Enovis launches AR device for orthopaedic surgery

Enovis launches an AR device to be used for orthopaedic surgeries, which can be controlled by doctors for aligning implants with precision.

By GlobalData

Enovis has produced and launched a wearable augmented reality (AR) device, ARVIS, to be used for orthopaedic surgeries but more specifically customised towards knee and hip replacements. ARVIS is an independent surgical guidance device that can be controlled by surgeons and attached to the wearer’s head to make sure it does not interfere with the operation. This product shows real-time AR visualisation and instructions to help surgeons place and align implants with precision. The launch comes at an opportune time as orthopaedic surgeries are on the rise due to the rebound of backlogged surgeries that were once postponed as a result of the Covid-19 pandemic. Another factor for the growing demand is an ageing population: in the US alone, the population of those 65 or older is expected to reach 80 million by 2040, which will only accelerate the need for more efficient and easier-to-use means of orthopaedic procedures.

Several benefits of implementing AR into surgeries are primarily the safety advantages. Rather than estimating where specific locations need to be accessed in the body based on a variety of 2D images, surgeons can now use 3D models projected directly to their point of view, which provide more accurate locations. Furthermore, operations can now be wrapped up in a timelier manner as surgeons no longer need to divert their attention between different scans of their patients and continue the procedure with greater confidence. Lastly, AR has huge advantages when it comes to training prospective surgeons, so it is no longer such a drastic transition between studying off images and working on the real thing.

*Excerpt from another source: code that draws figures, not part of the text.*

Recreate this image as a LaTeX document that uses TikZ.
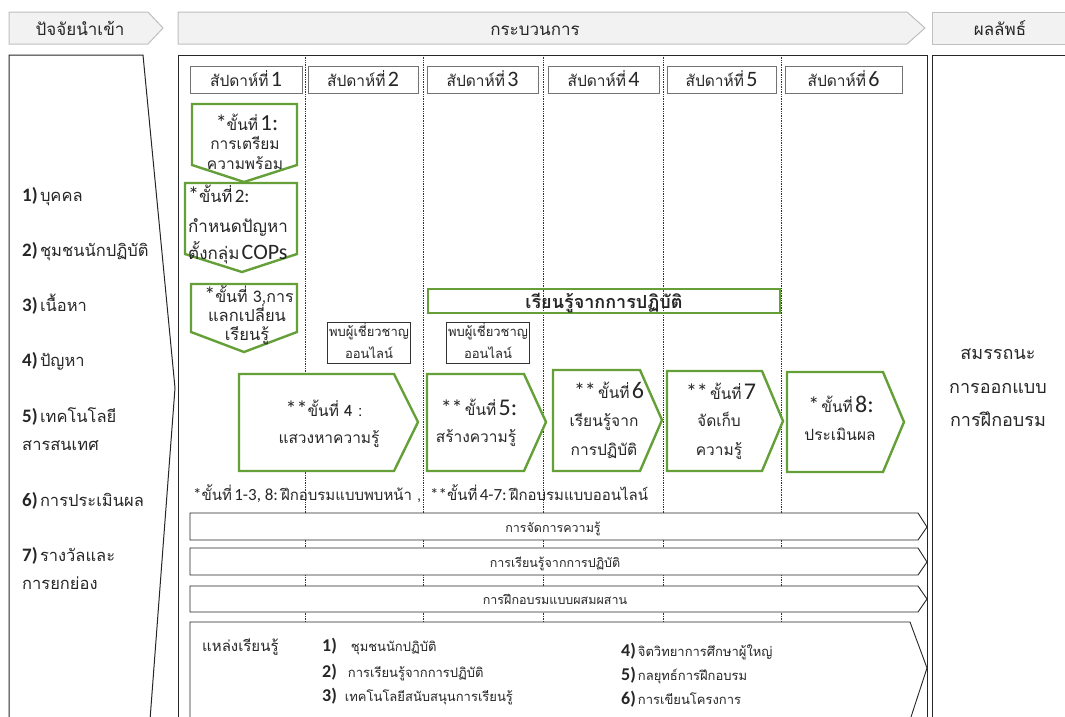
\documentclass[tikz,border=0pt]{standalone}
\usepackage{fontspec}
\setmainfont{Carlito}
\newfontfamily\thaifont[Script=Thai]{Loma}
\newcommand\tth[2]{{\thaifont\fontsize{#1}{#1}\selectfont #2}}
\newcommand\tthb[2]{{\thaifont\bfseries\fontsize{#1}{#1}\selectfont #2}}
\newcommand\lat[2]{{\fontsize{#1}{#1}\selectfont #2}}
\newcommand\latb[2]{{\bfseries\fontsize{#1}{#1}\selectfont #2}}
\definecolor{stepgreen}{RGB}{100,160,55}
\definecolor{hdrfill}{RGB}{242,242,242}
\definecolor{hdrline}{RGB}{191,191,191}
\definecolor{inktext}{RGB}{38,38,38}
\begin{document}
\begin{tikzpicture}[x=1pt,y=-1pt,
  hdr/.style={fill=hdrfill,draw=hdrline,line width=1pt},
  panel/.style={draw=black!85,line width=1pt},
  weekbox/.style={draw=black!55,line width=1pt,fill=white,inner sep=0pt,minimum width=#1pt,minimum height=27pt},
  stepbox/.style={draw=stepgreen,line width=2.4pt,fill=white,line join=miter},
  sep/.style={densely dotted,black!80,line width=0.7pt},
  bar/.style={draw=black!85,line width=0.9pt,fill=white},
  smallbox/.style={draw=black!80,line width=0.9pt,fill=white,inner sep=0pt,minimum width=83pt,minimum height=41pt},
  txt/.style={inner sep=0pt,anchor=base,text=inktext},
  txtw/.style={inner sep=0pt,anchor=base west,text=inktext}]
\useasboundingbox (0,0) rectangle (1065,716);
\clip (0,0) rectangle (1065,716);

% column headers
\path[hdr] (9,12) -- (148,12) -- (163,28) -- (148,44) -- (9,44) -- cycle;
\path[hdr] (178,12) -- (907,12) -- (925,28) -- (907,44) -- (178,44) -- cycle;
\path[hdr] (932,12) rectangle (1075,44);
\node[txt] (hin) at (80,35) {\tth{17}{ปัจจัยนำเข้า}};
\node[txt] (hproc) at (535,35) {\tth{17}{กระบวนการ}};
\node[txt] (hout) at (1000,35) {\tth{17}{ผลลัพธ์}};

% panels
\draw[panel] (9,720) -- (9,55) -- (143,55) -- (175,388) -- (150,720);
\draw[panel] (178,720) -- (178,55) -- (927,55) -- (927,720);
\draw[panel] (932,720) -- (932,55) -- (1075,55);

% week separators
\foreach \x in {305,423,543,663,781} \draw[sep] (\x,55) -- (\x,716);

% inputs
\node[txtw] (in1) at (22,201) {\latb{19}{1)} \tth{16.5}{บุคคล}};
\node[txtw] (in2) at (22,256) {\latb{19}{2)} \tth{16.5}{ชุมชนนักปฏิบัติ}};
\node[txtw] (in3) at (22,311) {\latb{19}{3)} \tth{16.5}{เนื้อหา}};
\node[txtw] (in4) at (22,366) {\latb{19}{4)} \tth{16.5}{ปัญหา}};
\node[txtw] (in5) at (22,422) {\latb{19}{5)} \tth{16.5}{เทคโนโลยี}};
\node[txtw] (in5b) at (22,450) {\tth{16.5}{สารสนเทศ}};
\node[txtw] (in6) at (22,506) {\latb{19}{6)} \tth{16.5}{การประเมินผล}};
\node[txtw] (in7) at (22,561) {\latb{19}{7)} \tth{16.5}{รางวัลและ}};
\node[txtw] (in7b) at (22,589) {\tth{16.5}{การยกย่อง}};

% weeks
\node[weekbox=112] (w1) at (246,79.5) {};
\node[weekbox=110] (w2) at (363,79.5) {};
\node[weekbox=111] (w3) at (482.5,79.5) {};
\node[weekbox=111] (w4) at (603.5,79.5) {};
\node[weekbox=109] (w5) at (721.5,79.5) {};
\node[weekbox=117] (w6) at (843.5,79.5) {};
\foreach \n/\x in {1/246,2/363,3/482.5,4/603.5,5/721.5,6/843.5}
  \node[txt] (w\n t) at (\x,86.5) {\tth{15.5}{สัปดาห์ที่} \lat{22}{\n}};

% steps 1-3 (face to face)
\draw[stepbox] (192,104) -- (297,104) -- (297,165) -- (244,182) -- (192,165) -- cycle;
\draw[stepbox] (185,183) -- (297,183) -- (297,254) -- (242,272) -- (185,254) -- cycle;
\draw[stepbox] (191,284) -- (297,284) -- (297,332) -- (244,352) -- (191,332) -- cycle;
\node[txt] (s1a) at (247,130) {\lat{22}{*}\tth{15.5}{ขั้นที่} \lat{23}{1:}};
\node[txt] (s1b) at (245,149) {\tth{15.5}{การเตรียม}};
\node[txt] (s1c) at (245,169) {\tth{15.5}{ความพร้อม}};
\node[txtw] (s2a) at (188,202) {\lat{22}{*}\tth{16.5}{ขั้นที่} \lat{19}{2:}};
\node[txtw] (s2b) at (188,232) {\tth{17}{กำหนดปัญหา}};
\node[txtw] (s2c) at (188,259) {\tth{17}{ตั้งกลุ่ม} \lat{22}{COPs}};
\node[txt] (s3a) at (249,302) {\lat{22}{*}\tth{16}{ขั้นที่ 3,การ}};
\node[txt] (s3b) at (247,321) {\tth{16.5}{แลกเปลี่ยน}};
\node[txt] (s3c) at (247,340) {\tth{16.5}{เรียนรู้}};

% practice band and expert meetings
\draw[draw=stepgreen,line width=2pt] (428,289) rectangle (780,313);
\node[txt] (prac) at (604,308) {\tthb{18}{เรียนรู้จากการปฏิบัติ}};
\node[smallbox] (exp1) at (369,343) {};
\node[smallbox] (exp2) at (488,343) {};
\foreach \e in {1,2} {
  \node[txt] (exp\e a) at ([yshift=7]exp\e.center) {\tth{13}{พบผู้เชี่ยวชาญ}};
  \node[txt] (exp\e b) at ([yshift=-15]exp\e.center) {\tth{13}{ออนไลน์}};
}

% steps 4-8
\draw[stepbox] (239,374) -- (394,374) -- (418,422) -- (394,471) -- (239,471) -- cycle;
\draw[stepbox] (427,374) -- (524,374) -- (546,422) -- (524,471) -- (427,471) -- cycle;
\draw[stepbox] (553,370) -- (640,370) -- (662,420) -- (640,471) -- (553,471) -- cycle;
\draw[stepbox] (667,371) -- (762,371) -- (783,421) -- (762,471) -- (667,471) -- cycle;
\draw[stepbox] (787,372) -- (883,372) -- (904,422) -- (883,472) -- (787,472) -- cycle;
\node[txt] (s4a) at (324,416) {\lat{22}{**}\tth{15.5}{ขั้นที่ 4 :}};
\node[txt] (s4b) at (329,443) {\tth{15.5}{แสวงหาความรู้}};
\node[txt] (s5a) at (479,415) {\lat{22}{**} \tth{15.5}{ขั้นที่} \lat{24}{5:}};
\node[txt] (s5b) at (476,442) {\tth{15.5}{สร้างความรู้}};
\node[txt] (s6a) at (609,398) {\lat{22}{**} \tth{15.5}{ขั้นที่} \lat{24}{6}};
\node[txt] (s6b) at (604,426) {\tth{15.5}{เรียนรู้จาก}};
\node[txt] (s6c) at (604,455) {\tth{15.5}{การปฏิบัติ}};
\node[txt] (s7a) at (721,399) {\lat{22}{**} \tth{15.5}{ขั้นที่} \lat{24}{7}};
\node[txt] (s7b) at (719,426) {\tth{15.5}{จัดเก็บ}};
\node[txt] (s7c) at (719,455) {\tth{15.5}{ความรู้}};
\node[txt] (s8a) at (841,412) {\lat{22}{*} \tth{15.5}{ขั้นที่} \lat{24}{8:}};
\node[txt] (s8b) at (840,440) {\tth{15.5}{ประเมินผล}};

% footnote
\node[txtw] (fn1) at (193,500) {\lat{17}{*}\tth{15}{ขั้นที่} \lat{17}{1-3, 8:} \tth{15}{ฝึกอบรมแบบพบหน้า ,}};
\node[txtw] (fn2) at (430,500) {\lat{17}{**}\tth{15}{ขั้นที่} \lat{17}{4-7:} \tth{15}{ฝึกอบรมแบบออนไลน์}};

% continuous strands
\draw[bar] (190,513) -- (918,513) -- (927,527) -- (918,540) -- (190,540) -- cycle;
\draw[bar] (190,548) -- (918,548) -- (927,562) -- (918,575) -- (190,575) -- cycle;
\draw[bar] (190,586) -- (918,586) -- (927,599) -- (918,612) -- (190,612) -- cycle;
\node[txt] (km) at (553,532) {\tth{12.5}{การจัดการความรู้}};
\node[txt] (lp) at (555,567) {\tth{12.5}{การเรียนรู้จากการปฏิบัติ}};
\node[txt] (bl) at (555,604) {\tth{12.5}{การฝึกอบรมแบบผสมผสาน}};

% learning resources
\draw[bar] (190,720) -- (190,622) -- (910,622) -- (927,668) -- (910,720);
\node[txtw] (lr) at (202,651) {\tth{15}{แหล่งเรียนรู้}};
\node[txtw] (lr1) at (322,651) {\latb{18}{1)}\hspace{14pt}\tth{13}{ชุมชนนักปฏิบัติ}};
\node[txtw] (lr2) at (322,677) {\latb{18}{2)}\hspace{11pt}\tth{13}{การเรียนรู้จากการปฏิบัติ}};
\node[txtw] (lr3) at (322,701) {\latb{18}{3)}\hspace{8pt}\tth{13}{เทคโนโลยีสนับสนุนการเรียนรู้}};
\node[txtw] (lr4) at (621,656) {\latb{18}{4)}\hspace{2pt}\tth{13}{จิตวิทยาการศึกษาผู้ใหญ่}};
\node[txtw] (lr5) at (621,680) {\latb{18}{5)}\hspace{2pt}\tth{13}{กลยุทธ์การฝึกอบรม}};
\node[txtw] (lr6) at (621,704) {\latb{18}{6)}\hspace{2pt}\tth{13}{การเขียนโครงการ}};

% outcome
\node[txt] (o1) at (998,359) {\tth{18}{สมรรถนะ}};
\node[txt] (o2) at (998,393) {\tth{18}{การออกแบบ}};
\node[txt] (o3) at (998,426) {\tth{18}{การฝึกอบรม}};
\end{tikzpicture}
\end{document}
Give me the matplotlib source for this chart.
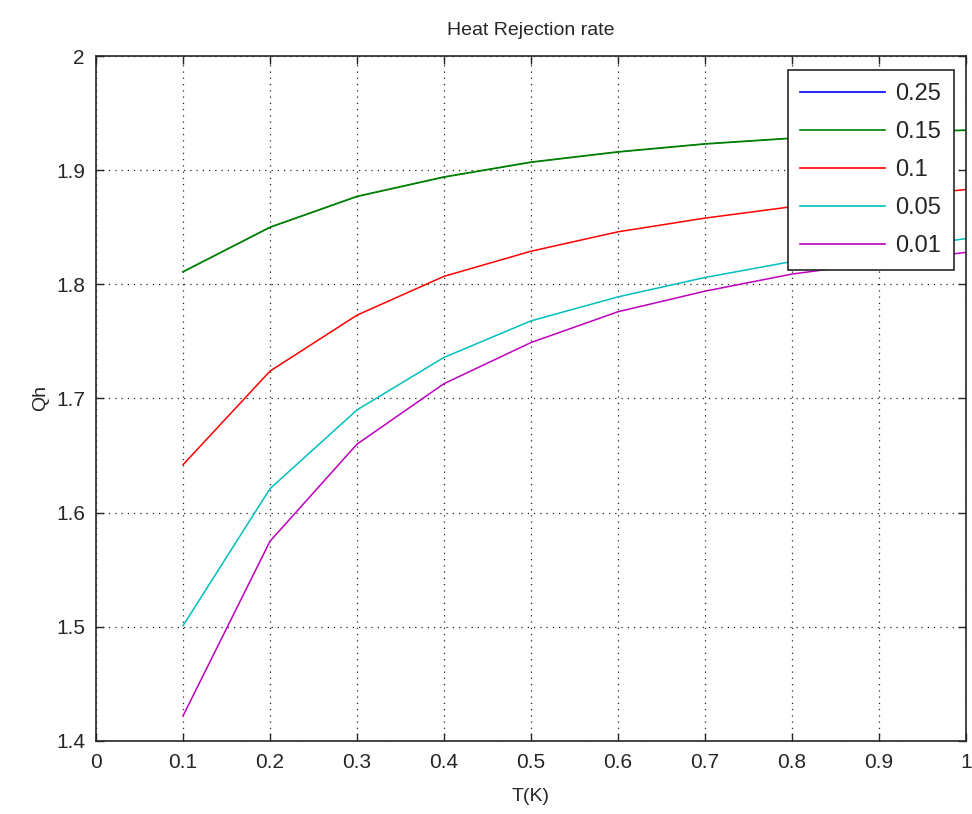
import numpy as np
import matplotlib
matplotlib.use("Agg")
import matplotlib.pyplot as plt

# temperatura (K)
T = [0.1, 0.2, 0.3, 0.4, 0.5, 0.6, 0.7, 0.8, 0.9, 1.0]

# Qh para cada valor del parametro
qh_025 = [1.811, 1.850, 1.877, 1.894, 1.907, 1.916, 1.923, 1.928, 1.933, 1.935]
qh_015 = [1.811, 1.850, 1.877, 1.894, 1.907, 1.916, 1.923, 1.928, 1.933, 1.935]
qh_010 = [1.642, 1.724, 1.773, 1.807, 1.829, 1.846, 1.858, 1.868, 1.876, 1.883]
qh_005 = [1.501, 1.621, 1.690, 1.736, 1.768, 1.789, 1.806, 1.820, 1.830, 1.840]
qh_001 = [1.422, 1.575, 1.660, 1.713, 1.749, 1.776, 1.794, 1.809, 1.819, 1.828]

etiquetas = ['0.25', '0.15', '0.1', '0.05', '0.01']

plt.rcParams['font.family'] = ['Liberation Sans', 'DejaVu Sans']

fig = plt.figure(figsize=(9.72, 8.14), dpi=100)
fig.patch.set_facecolor('white')
ax1 = fig.add_axes([0.0988, 0.0897, 0.895, 0.8415])

# la curva 0.25 queda tapada por la 0.15
l025, = ax1.plot(T, qh_025, color='#0000ff', lw=0.5, label=etiquetas[0], zorder=1)
ax1.plot(T, qh_015, color='#008000', lw=1.3, label=etiquetas[1], zorder=2)
ax1.plot(T, qh_010, color='#ff0000', lw=1.1, label=etiquetas[2], zorder=2)
ax1.plot(T, qh_005, color='#00bfbf', lw=1.1, label=etiquetas[3], zorder=2)
ax1.plot(T, qh_001, color='#bf00bf', lw=1.1, label=etiquetas[4], zorder=2)

ax1.set_xlim(0, 1)
ax1.set_ylim(1.4, 2)
ax1.set_xticks(np.arange(0, 1.01, 0.1))
ax1.set_xticklabels(['0', '0.1', '0.2', '0.3', '0.4', '0.5', '0.6', '0.7', '0.8', '0.9', '1'])
ax1.set_yticks(np.arange(1.4, 2.01, 0.1))
ax1.set_yticklabels(['1.4', '1.5', '1.6', '1.7', '1.8', '1.9', '2'])
ax1.tick_params(direction='in', top=True, right=True, length=6, width=1,
                labelsize=15, color='#262626', labelcolor='#262626')
ax1.tick_params(axis='x', pad=9)
ax1.tick_params(axis='y', pad=8)
ax1.grid(True, linestyle=(0, (1, 4)), color='#262626', linewidth=0.9)
for s in ax1.spines.values():
    s.set_linewidth(1.2)
    s.set_color('#262626')

ax1.set_title('Heat Rejection rate', fontsize=14, color='#262626', pad=15)
ax1.set_xlabel('T(K)', fontsize=14, color='#262626', labelpad=11)
ax1.set_ylabel('Qh', fontsize=14, color='#262626', labelpad=5)

leg = ax1.legend(loc='upper right', bbox_to_anchor=(0.986, 0.9796), fontsize=17,
                 handlelength=3.6, handletextpad=0.4, labelspacing=0.68,
                 borderpad=0.55, borderaxespad=0,
                 fancybox=False, framealpha=1, edgecolor='#262626')
leg.get_frame().set_linewidth(1.2)
for h in leg.get_lines():
    h.set_linewidth(1.2)
for t in leg.get_texts():
    t.set_color('#262626')

fig.savefig('out.png', dpi=100)
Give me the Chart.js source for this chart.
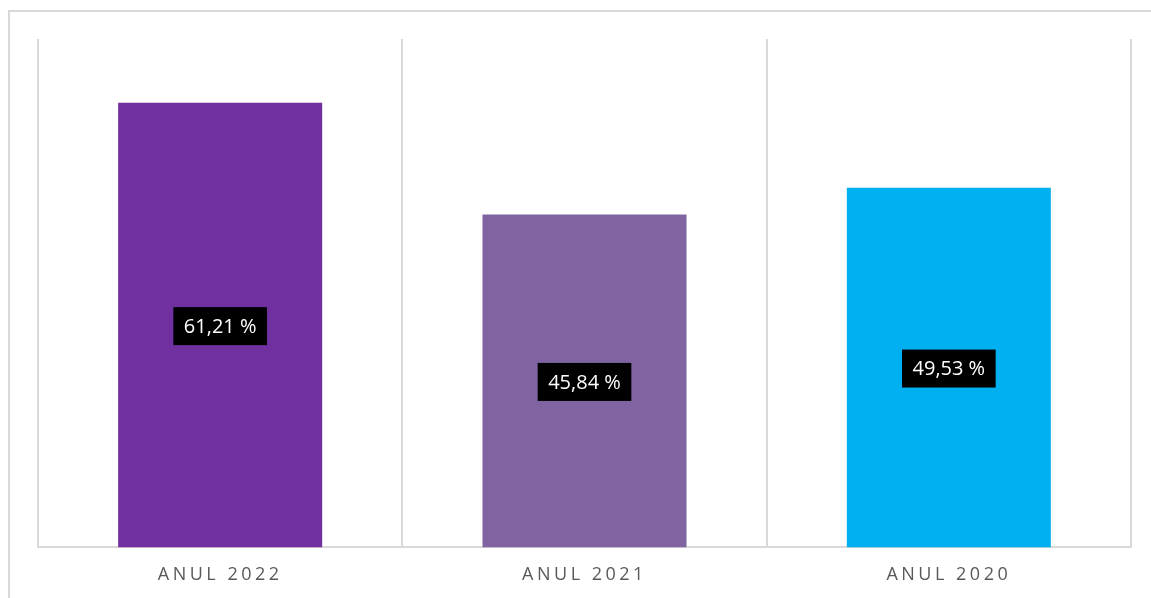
<!DOCTYPE html>
<html>
<head>
<meta charset="utf-8">
<script src="https://cdn.jsdelivr.net/npm/chart.js@4"></script>
<style>
	body { margin: 0; background: #fff; overflow: hidden; }
	#cadru {
		position: absolute;
		left: 8px;
		top: 10px;
		width: 1300px;
		height: 700px;
		border-top: 2px solid #d9d9d9;
		border-left: 2px solid #d9d9d9;
	}
	#grafico { position: absolute; left: 0; top: 0; }
</style>
</head>
<body>
<div id="cadru"></div>
<canvas id="grafico" width="1151" height="615"></canvas>
<script>
const categorii = ["ANUL 2022", "ANUL 2021", "ANUL 2020"];
const valori = [61.21, 45.84, 49.53];
const culori = ["#7030A0", "#8064A2", "#00B0F0"];
const etichete = ["61,21 %", "45,84 %", "49,53 %"];

// spatiere intre litere pentru etichetele axei X
const spatiereAxa = {
	id: "spatiereAxa",
	beforeDraw(chart) {
		chart.ctx.letterSpacing = "3.5px";
	},
	beforeDatasetsDraw(chart) {
		chart.ctx.letterSpacing = "0px";
	},
};

// etichete negre in mijlocul barelor
const eticheteBare = {
	id: "eticheteBare",
	afterDatasetsDraw(chart) {
		const ctx = chart.ctx;
		const meta = chart.getDatasetMeta(0);
		ctx.save();
		ctx.letterSpacing = "0px";
		ctx.font = "20px 'Open Sans', sans-serif";
		ctx.textAlign = "center";
		ctx.textBaseline = "middle";
		meta.data.forEach((bara, i) => {
			const text = etichete[i];
			const x = bara.x;
			const y = (bara.y + bara.base) / 2 + 1;
			const w = ctx.measureText(text).width + 21;
			const h = 38;
			ctx.fillStyle = "#000";
			ctx.fillRect(x - w / 2, y - h / 2, w, h);
			ctx.fillStyle = "#fff";
			ctx.fillText(text, x, y + 1);
		});
		ctx.restore();
	},
};

new Chart(document.querySelector("#grafico"), {
	type: "bar",
	data: {
		labels: categorii,
		datasets: [
			{
				data: valori,
				backgroundColor: culori,
				categoryPercentage: 1,
				barPercentage: 0.56,
			},
		],
	},
	options: {
		responsive: false,
		animation: false,
		layout: {
			padding: { left: 38, right: 20, top: 39, bottom: 12 },
		},
		plugins: {
			legend: { display: false },
			tooltip: { enabled: false },
		},
		scales: {
			x: {
				grid: {
					color: "#d9d9d9",
					lineWidth: 2,
					drawTicks: false,
				},
				border: { color: "#d9d9d9", width: 2 },
				ticks: {
					color: "#595959",
					padding: 17,
					font: { family: "'Open Sans', sans-serif", size: 18 },
				},
			},
			y: {
				display: false,
				min: 0,
				max: 70,
			},
		},
	},
	plugins: [spatiereAxa, eticheteBare],
});
</script>
</body>
</html>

The market outlook for knee and hip replacements is promising; in 2021, total revenue for knee reconstruction was $8.4bn and $7.5bn for hip reconstruction and these values are expected to increase to $12.3bn and $10bn by 2030. Augmented reality is gradually being adopted in the healthcare space as the medical community is realising the substantial benefits of the improved efficiency and precision of surgical procedures that this technology can provide. It is expected that additional companies will develop AR devices of their own to tap into this growing demand. As it stands now, however, Enovis is the only company with a hands-free real-time AR device engineered specifically for orthopaedics.